Joe Richey

Personal information
- Born: March 30, 1931 St. Johns, Arizona, U.S.
- Died: April 4, 1995 (aged 64) Fresno, California, U.S.
- Listed height: 6 ft 1 in (1.85 m)
- Listed weight: 178 lb (81 kg)

Career information
- High school: St. Johns (St. Johns, Arizona)
- College: BYU (1950–1953)
- NBA draft: 1953: – round, –
- Drafted by: Minneapolis Lakers
- Position: Forward
- Number: 6

Career highlights
- Consensus second-team All-American (1953); First-team All-Skyline Conference (1953);
- Stats at Basketball Reference

= Joe Richey =

American basketball player

Joseph Richey (March 30, 1931 – April 4, 1995) was an American basketball player. He was an All-American at Brigham Young University (BYU) and later played in the Amateur Athletic Union.

Joe Richey, a 6'1 (1.85 m) forward from St. Johns, Arizona, played at BYU from 1950 to 1953. Richey was a three-year starter and led the Cougars to berths in both the National Invitation Tournament (NIT) and NCAA tournament as a sophomore in 1951. While the Cougars bowed out in the second round in the NCAAs, they won the NIT – defeating Dayton 62–43 in the final. This team is regarded one of the best in BYU history.
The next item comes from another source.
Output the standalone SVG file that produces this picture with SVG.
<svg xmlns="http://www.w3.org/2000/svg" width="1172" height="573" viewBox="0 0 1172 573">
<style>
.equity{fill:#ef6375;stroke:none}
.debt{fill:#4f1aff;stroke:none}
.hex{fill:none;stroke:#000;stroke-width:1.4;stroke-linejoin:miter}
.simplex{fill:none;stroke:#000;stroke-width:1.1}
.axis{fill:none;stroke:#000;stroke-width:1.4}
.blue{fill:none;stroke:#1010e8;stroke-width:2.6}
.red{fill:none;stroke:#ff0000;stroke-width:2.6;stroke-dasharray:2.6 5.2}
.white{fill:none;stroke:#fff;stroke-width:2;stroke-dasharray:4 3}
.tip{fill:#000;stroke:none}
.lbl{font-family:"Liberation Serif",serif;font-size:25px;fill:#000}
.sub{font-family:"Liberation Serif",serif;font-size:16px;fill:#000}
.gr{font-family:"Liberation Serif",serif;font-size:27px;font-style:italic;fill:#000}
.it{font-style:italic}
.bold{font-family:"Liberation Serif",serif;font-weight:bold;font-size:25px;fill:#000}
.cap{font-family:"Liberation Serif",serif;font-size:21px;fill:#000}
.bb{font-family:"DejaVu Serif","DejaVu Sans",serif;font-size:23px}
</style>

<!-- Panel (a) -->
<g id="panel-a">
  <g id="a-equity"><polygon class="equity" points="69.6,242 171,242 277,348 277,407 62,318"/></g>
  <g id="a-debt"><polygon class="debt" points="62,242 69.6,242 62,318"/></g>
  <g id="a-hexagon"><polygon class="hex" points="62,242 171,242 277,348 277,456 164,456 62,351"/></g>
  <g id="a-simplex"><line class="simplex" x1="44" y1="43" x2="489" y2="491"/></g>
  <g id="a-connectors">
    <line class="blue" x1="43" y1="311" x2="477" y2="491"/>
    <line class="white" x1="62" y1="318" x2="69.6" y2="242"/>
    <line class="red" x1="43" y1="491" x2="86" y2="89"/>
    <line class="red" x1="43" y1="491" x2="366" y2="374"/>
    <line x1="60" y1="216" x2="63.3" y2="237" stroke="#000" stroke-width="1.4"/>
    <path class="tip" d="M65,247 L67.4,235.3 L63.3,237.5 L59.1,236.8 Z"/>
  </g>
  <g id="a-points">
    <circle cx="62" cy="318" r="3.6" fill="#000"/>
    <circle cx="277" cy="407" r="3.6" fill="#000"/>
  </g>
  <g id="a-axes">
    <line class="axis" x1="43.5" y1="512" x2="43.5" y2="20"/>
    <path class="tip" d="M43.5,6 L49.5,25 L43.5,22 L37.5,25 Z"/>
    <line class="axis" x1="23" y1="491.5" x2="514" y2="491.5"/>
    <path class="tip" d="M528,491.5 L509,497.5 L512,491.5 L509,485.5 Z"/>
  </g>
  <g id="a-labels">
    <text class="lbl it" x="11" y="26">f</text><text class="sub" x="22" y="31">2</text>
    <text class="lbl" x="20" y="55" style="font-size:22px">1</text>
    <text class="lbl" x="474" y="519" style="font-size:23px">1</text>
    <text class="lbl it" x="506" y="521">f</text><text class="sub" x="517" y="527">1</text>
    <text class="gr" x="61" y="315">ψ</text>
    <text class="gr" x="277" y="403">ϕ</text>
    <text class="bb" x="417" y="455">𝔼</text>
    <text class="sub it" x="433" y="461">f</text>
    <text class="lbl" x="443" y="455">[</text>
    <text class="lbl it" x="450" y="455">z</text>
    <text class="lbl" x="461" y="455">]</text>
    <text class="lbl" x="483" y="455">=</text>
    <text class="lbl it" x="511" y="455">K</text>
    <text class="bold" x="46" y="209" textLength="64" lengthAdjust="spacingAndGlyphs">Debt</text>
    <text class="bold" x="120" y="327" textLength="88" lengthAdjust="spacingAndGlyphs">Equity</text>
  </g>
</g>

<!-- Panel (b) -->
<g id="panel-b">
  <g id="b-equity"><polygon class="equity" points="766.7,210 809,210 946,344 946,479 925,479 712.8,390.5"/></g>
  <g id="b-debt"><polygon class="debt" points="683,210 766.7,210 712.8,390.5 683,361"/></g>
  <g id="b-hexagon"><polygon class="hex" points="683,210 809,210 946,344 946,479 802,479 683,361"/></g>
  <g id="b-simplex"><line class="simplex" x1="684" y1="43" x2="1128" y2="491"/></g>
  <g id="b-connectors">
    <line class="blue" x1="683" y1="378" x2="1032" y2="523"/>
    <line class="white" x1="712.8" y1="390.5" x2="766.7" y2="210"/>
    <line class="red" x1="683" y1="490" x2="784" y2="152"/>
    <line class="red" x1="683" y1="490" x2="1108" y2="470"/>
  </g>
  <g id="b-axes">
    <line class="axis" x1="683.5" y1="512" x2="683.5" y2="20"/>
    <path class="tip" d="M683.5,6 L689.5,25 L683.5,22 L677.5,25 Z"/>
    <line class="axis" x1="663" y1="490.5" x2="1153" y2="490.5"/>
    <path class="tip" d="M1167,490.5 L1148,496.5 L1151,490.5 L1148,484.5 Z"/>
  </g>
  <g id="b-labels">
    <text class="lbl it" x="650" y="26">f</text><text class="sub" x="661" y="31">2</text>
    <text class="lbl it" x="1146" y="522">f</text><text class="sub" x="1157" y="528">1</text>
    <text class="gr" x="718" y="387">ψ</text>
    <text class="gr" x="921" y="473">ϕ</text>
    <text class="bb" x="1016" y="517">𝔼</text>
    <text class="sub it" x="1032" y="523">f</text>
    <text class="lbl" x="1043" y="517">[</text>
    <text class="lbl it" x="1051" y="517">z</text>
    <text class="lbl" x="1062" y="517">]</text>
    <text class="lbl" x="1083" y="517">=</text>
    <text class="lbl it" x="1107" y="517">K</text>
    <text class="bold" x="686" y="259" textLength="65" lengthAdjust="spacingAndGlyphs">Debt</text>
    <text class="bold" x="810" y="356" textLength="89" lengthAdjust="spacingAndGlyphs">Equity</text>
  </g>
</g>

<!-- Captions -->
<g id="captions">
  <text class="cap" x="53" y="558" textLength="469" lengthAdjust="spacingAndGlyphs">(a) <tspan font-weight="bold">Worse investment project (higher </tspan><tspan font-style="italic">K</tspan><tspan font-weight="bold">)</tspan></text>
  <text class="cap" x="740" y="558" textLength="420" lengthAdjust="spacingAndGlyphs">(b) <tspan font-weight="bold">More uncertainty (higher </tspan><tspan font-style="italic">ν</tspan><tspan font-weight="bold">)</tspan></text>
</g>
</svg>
As a junior and senior, Richey led the Cougars in scoring at averages of 14.6 and 17.6 points per game respectively. He was known for his quickness and was a strong rebounder for his size, averaging 6.5 rebounds per game for his career. As a senior in the 1952–53 season, Richey again led the Cougars to the NIT, though this time the Cougars stay was a short one, ending with a first round loss to Niagara. Richey was named a second team consensus All-American at the conclusion of the season. Richey finished with 1,178 points for his BYU career.
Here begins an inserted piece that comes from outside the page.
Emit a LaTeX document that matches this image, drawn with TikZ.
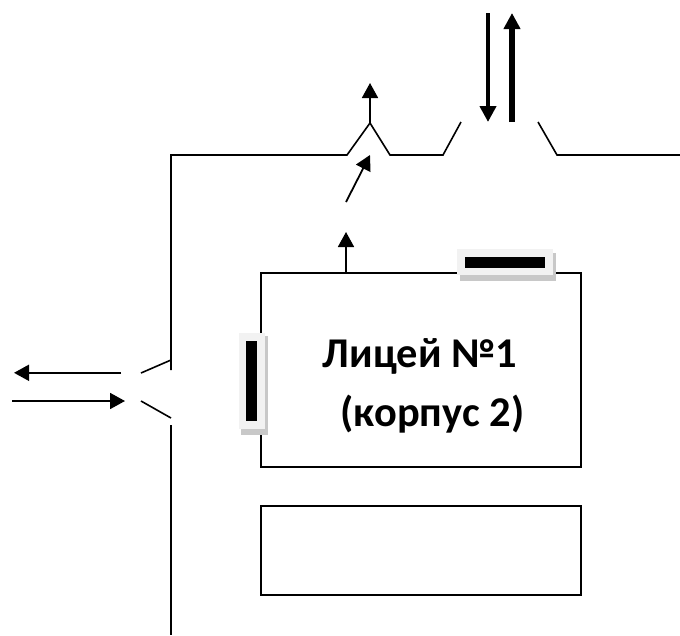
\documentclass[tikz,border=0pt]{standalone}
\usepackage{fontspec}
\setmainfont{Carlito}
\usetikzlibrary{arrows.meta}
\definecolor{winlight}{HTML}{F2F2F2}
\definecolor{winshadow}{HTML}{C8C8C8}
\tikzset{
  wall/.style={line width=1.6pt,black},
  room/.style={draw=black,line width=1.6pt,fill=white,minimum width=0pt},
  lbl/.style={font=\fontsize{42.4}{46}\bfseries\selectfont,inner sep=0pt,anchor=base},
  flowsmall/.style={line width=1.8pt,-{Triangle[length=15pt,width=16pt]}},
  flowthin/.style={line width=1.8pt,-{Triangle[length=15pt,width=16pt]}}
}
\begin{document}
\begin{tikzpicture}[x=1pt,y=-1pt]
\useasboundingbox (0,0) rectangle (680,635);
% walls
\draw[wall] (680,155) -- (557,155) -- (538,122);
\draw[wall] (461,122) -- (443,155) -- (390,155) -- (370,123) -- (347,155) -- (171,155) -- (171,370);
\draw[wall] (171,360) -- (141,373);
\draw[wall] (141,401) -- (171,418);
\draw[wall] (171,425) -- (171,635);
% buildings
\draw[room] (261,273) rectangle (581,467);
\draw[room] (261,506) rectangle (581,595);
% text
\node[lbl] (t1) at (420,367.5) {Лицей №1};
\node[lbl] (t2) at (432.5,426.5) {(корпус 2)};
% windows
\fill[winshadow] (460,253) rectangle (556,281);
\fill[winlight] (457,249) rectangle (553,275);
\fill[black] (465,257) rectangle (545,268);
\fill[winshadow] (241,336) rectangle (268,435);
\fill[winlight] (239,333) rectangle (265,429);
\fill[black] (246,341) rectangle (257,421);
% arrows
\coordinate (a1s) at (488,13); \coordinate (a1e) at (488,122);
\coordinate (a2s) at (512,122); \coordinate (a2e) at (512,13);
\coordinate (a3s) at (370,123); \coordinate (a3e) at (370,83);
\coordinate (a4s) at (346,202); \coordinate (a4e) at (370,155);
\coordinate (a5s) at (346,273); \coordinate (a5e) at (346,232);
\coordinate (a6s) at (121,372.8); \coordinate (a6e) at (14,372.8);
\coordinate (a7s) at (12,401); \coordinate (a7e) at (125,401);
\draw[line width=4pt,-{Triangle[length=16pt,width=16pt]}] (a1s) -- (a1e);
\draw[line width=5.5pt,-{Triangle[length=16pt,width=16pt]}] (a2s) -- (a2e);
\draw[flowsmall] (a3s) -- (a3e);
\draw[flowsmall] (a4s) -- (a4e);
\draw[flowsmall] (a5s) -- (a5e);
\draw[flowthin] (a6s) -- (a6e);
\draw[flowthin] (a7s) -- (a7e);
\end{tikzpicture}
\end{document}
Joe Richey was drafted by the Minneapolis Lakers in 1953. He instead played for several years in the AAU for Kirby's Shoes entry in the league.
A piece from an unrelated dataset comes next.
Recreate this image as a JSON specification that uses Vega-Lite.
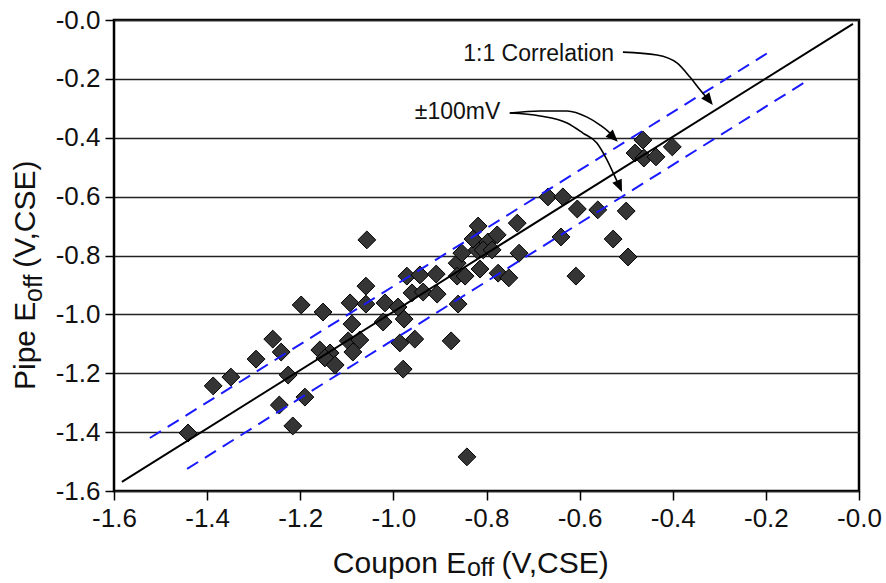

After his playing days were over, Richey became a paving contractor. He also remained active in the Church of Jesus Christ of Latter-day Saints, becoming an Elder. In 1992, Richey was diagnosed with leukemia. He lived for three more years, during which time he performed a Mormon mission in Birmingham, England. Joe Richey ultimately died of leukemia on April 4, 1995.